Ezra Jennings

Character Analysis

Ezra Jennings is one of the weirder characters in The Moonstone, which is saying a lot. He's important to the plot because he is the one who figures out that Franklin Blake must have been drugged with opium the night that he took the Moonstone. But couldn't he have just been a regular old doctor's assistant? Why is he also a social outcast? Why is it important that he have this scandal attached to him? And what on earth is up with his hair?

Some critics like to argue that Ezra Jennings is a kind of double of Wilkie Collins himself. Like Jennings, Wilkie Collins was an opium addict. Like Jennings, Collins first started taking opium for medical reasons, to treat chronic pain. Like Jennings, Collins was the subject of some scandalous rumors. Of course, it's easy to trace parallels between an author and his character, but it's a lot harder to prove what the author's intentions were, so usually it is best not to try.

Let's stick with what we do know about Jennings: Franklin Blake describes him as having "dreamy eyes" and a "gipsy complexion," and says that "there was the mixture of some foreign race in his English blood" (2.3.9.28).

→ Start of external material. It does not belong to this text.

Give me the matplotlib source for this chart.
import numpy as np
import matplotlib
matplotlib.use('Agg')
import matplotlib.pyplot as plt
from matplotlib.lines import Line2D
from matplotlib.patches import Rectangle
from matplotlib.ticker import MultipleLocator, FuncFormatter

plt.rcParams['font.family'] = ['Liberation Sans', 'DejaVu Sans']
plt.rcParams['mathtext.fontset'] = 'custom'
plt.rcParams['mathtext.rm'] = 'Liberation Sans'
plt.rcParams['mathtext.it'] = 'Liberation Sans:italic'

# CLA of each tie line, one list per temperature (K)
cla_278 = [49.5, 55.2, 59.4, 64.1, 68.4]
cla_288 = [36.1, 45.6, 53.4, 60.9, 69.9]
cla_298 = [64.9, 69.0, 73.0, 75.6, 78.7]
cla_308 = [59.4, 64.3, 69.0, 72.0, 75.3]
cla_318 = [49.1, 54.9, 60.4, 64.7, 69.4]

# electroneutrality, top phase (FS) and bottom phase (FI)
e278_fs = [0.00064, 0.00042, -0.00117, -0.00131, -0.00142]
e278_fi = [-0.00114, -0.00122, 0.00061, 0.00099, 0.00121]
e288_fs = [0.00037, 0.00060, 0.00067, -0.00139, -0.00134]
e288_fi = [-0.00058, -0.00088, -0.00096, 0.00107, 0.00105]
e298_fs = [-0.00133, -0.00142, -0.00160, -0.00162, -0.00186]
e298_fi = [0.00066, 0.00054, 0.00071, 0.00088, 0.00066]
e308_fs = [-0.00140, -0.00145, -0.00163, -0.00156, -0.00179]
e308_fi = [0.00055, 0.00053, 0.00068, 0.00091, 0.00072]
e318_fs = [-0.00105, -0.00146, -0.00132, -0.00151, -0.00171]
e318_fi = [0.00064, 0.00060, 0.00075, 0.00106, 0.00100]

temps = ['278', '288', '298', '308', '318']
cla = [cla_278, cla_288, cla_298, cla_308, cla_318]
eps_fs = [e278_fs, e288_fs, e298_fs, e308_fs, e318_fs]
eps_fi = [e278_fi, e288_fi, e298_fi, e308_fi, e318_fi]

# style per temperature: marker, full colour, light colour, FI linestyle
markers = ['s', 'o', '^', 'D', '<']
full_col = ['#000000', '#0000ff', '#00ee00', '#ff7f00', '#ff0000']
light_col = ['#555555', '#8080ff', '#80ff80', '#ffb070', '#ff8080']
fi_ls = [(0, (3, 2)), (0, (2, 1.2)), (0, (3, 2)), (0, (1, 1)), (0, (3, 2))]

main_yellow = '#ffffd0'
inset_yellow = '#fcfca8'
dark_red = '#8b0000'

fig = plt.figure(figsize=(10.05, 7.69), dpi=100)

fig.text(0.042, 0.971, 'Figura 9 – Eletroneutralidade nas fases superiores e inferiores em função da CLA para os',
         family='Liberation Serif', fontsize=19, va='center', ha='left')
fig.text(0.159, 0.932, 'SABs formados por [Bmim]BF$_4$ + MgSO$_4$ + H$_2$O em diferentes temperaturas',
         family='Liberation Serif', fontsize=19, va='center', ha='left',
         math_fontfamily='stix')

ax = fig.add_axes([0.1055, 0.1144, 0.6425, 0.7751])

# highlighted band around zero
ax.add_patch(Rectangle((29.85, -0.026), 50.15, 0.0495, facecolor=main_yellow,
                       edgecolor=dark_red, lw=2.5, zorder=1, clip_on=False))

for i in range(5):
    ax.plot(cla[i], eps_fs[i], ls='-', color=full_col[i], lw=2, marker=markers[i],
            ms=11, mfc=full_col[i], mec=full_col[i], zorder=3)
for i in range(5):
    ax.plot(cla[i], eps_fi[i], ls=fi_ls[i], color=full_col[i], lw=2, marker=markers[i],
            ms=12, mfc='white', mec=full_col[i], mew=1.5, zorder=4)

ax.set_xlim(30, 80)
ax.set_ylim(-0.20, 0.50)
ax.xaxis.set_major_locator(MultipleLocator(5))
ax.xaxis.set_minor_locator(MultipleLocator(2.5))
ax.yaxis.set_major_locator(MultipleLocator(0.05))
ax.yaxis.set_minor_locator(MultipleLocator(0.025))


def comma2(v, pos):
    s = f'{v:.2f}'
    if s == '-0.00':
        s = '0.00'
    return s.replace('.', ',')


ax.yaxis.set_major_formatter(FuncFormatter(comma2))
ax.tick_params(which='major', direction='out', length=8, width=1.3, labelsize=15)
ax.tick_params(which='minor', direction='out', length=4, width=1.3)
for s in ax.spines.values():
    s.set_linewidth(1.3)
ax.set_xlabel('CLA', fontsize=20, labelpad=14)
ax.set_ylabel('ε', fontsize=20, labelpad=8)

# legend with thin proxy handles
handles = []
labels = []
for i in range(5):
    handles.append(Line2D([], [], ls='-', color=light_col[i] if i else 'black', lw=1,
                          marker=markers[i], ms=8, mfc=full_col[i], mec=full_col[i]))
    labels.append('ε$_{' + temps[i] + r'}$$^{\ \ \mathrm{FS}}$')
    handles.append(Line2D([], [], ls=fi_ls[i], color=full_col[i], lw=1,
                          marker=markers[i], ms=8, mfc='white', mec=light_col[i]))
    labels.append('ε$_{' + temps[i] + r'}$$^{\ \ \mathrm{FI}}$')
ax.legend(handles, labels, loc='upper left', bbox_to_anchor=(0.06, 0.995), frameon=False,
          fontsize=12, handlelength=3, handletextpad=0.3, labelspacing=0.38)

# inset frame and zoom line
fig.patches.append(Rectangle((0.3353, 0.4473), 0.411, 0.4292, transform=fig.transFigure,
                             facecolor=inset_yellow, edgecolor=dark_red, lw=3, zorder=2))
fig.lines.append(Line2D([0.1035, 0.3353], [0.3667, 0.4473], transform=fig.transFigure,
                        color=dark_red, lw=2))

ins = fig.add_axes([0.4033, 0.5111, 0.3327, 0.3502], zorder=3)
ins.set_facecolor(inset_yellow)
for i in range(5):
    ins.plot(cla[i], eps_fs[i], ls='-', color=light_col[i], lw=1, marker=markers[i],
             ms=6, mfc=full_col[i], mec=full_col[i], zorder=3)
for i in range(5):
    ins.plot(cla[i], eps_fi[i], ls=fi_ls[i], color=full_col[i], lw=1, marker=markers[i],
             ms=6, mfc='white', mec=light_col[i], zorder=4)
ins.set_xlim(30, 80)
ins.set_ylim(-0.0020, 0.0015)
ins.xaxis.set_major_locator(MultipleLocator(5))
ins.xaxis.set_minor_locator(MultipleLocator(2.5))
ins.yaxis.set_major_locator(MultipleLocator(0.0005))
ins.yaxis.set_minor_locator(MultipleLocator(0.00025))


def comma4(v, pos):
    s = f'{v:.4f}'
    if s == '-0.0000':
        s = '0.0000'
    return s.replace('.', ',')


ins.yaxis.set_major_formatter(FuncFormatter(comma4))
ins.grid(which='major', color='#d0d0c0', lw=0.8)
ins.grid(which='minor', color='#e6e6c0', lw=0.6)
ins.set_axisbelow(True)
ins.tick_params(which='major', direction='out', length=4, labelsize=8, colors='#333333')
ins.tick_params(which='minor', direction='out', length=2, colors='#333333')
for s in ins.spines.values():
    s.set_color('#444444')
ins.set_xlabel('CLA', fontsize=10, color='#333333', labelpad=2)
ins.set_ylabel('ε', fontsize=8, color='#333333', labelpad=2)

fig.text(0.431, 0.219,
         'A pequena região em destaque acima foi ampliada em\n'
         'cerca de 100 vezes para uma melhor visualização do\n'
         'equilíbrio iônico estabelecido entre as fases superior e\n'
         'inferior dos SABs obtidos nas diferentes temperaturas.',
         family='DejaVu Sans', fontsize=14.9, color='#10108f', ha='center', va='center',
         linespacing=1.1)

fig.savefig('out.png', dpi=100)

Maybe this explains why Franklin Blake and Ezra Jennings get along so well. Franklin Blake is English on both sides, but he has spent so much time living outside of England that, as Betteredge is fond of remarking, he has "foreign sides" to him. And Ezra Jennings is half English, and half something else (we're never told what nationality or race his mother was). Jennings's hint of foreignness is part of what makes most English people, like Gabriel Betteredge, distrust him. At the same time, it might be what Franklin Blake likes about him so much.